-- start --

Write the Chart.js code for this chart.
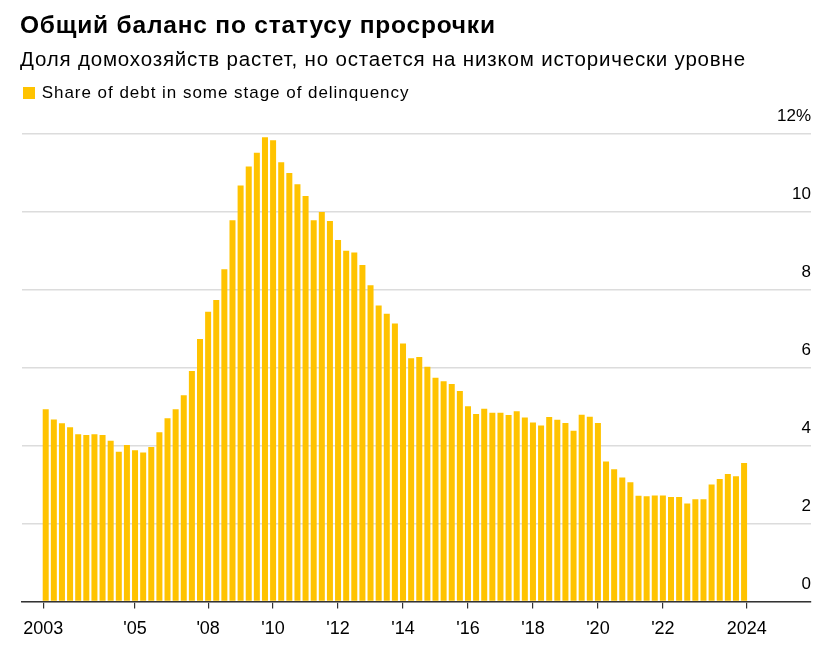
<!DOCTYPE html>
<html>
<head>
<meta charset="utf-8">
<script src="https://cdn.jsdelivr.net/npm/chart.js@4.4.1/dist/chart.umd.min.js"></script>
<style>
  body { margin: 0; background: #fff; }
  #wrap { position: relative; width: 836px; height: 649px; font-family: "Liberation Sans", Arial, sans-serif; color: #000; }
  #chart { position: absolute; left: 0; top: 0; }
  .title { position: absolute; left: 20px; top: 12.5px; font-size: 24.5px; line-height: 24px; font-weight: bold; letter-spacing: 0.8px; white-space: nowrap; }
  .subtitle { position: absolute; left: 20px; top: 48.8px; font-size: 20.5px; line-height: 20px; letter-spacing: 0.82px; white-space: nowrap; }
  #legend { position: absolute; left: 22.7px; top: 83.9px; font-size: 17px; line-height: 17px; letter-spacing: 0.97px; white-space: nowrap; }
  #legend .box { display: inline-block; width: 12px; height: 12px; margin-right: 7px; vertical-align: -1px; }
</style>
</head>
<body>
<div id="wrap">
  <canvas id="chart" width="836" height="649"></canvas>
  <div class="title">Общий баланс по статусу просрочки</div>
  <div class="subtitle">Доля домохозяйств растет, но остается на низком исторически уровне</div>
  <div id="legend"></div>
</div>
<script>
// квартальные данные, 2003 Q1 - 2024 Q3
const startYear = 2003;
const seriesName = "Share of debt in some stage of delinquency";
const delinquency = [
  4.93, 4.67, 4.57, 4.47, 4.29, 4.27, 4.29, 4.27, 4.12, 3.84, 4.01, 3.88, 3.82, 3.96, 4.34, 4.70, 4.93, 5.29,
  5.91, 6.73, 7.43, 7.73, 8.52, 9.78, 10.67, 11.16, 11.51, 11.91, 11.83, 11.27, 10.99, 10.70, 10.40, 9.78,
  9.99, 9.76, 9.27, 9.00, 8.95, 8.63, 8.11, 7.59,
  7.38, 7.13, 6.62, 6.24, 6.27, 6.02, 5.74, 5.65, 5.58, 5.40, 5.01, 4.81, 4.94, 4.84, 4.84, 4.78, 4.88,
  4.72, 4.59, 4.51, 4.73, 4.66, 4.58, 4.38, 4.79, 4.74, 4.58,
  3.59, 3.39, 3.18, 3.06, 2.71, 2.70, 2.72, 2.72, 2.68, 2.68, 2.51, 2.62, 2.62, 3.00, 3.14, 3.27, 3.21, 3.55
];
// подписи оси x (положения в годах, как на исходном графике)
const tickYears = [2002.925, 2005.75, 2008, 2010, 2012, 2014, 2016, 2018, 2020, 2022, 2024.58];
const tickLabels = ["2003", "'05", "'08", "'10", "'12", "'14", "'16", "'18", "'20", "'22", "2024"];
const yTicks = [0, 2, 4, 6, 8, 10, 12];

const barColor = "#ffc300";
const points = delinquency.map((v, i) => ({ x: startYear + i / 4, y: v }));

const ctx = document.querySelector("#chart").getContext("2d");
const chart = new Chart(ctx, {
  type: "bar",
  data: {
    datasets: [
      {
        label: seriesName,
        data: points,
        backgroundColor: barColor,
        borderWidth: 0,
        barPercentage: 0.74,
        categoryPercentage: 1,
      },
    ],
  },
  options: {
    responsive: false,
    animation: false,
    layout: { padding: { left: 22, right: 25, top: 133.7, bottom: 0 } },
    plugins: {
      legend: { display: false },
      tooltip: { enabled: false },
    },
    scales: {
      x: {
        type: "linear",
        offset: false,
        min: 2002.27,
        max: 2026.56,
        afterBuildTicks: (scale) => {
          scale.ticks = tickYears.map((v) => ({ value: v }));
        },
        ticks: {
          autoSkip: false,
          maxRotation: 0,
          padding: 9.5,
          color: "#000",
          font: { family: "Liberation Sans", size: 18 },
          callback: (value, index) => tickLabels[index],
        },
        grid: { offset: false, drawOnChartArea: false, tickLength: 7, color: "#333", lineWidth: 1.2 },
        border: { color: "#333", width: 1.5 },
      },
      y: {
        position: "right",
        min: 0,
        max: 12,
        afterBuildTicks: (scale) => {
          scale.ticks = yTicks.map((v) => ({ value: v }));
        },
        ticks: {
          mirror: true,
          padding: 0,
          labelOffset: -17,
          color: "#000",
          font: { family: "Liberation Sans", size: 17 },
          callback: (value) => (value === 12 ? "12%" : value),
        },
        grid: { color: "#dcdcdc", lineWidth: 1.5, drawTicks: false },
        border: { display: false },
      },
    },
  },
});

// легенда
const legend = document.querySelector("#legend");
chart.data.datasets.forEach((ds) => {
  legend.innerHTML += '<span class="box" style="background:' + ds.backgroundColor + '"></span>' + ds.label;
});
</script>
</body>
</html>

-- end --
-- start --

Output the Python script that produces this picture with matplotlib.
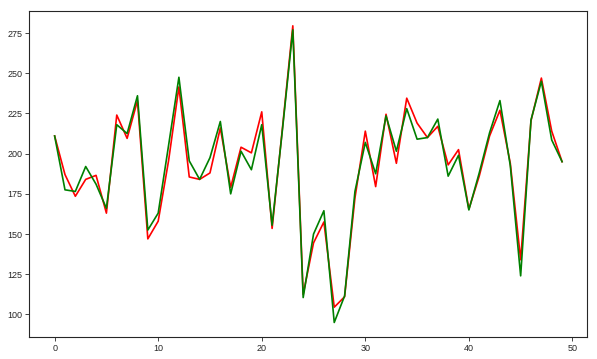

-- end --

> AIM: Search the data for the string "this". List each line that has it.

> FULL ANSWER:
Write the Chart.js code for this chart.
Output the Python script that produces this picture with matplotlib.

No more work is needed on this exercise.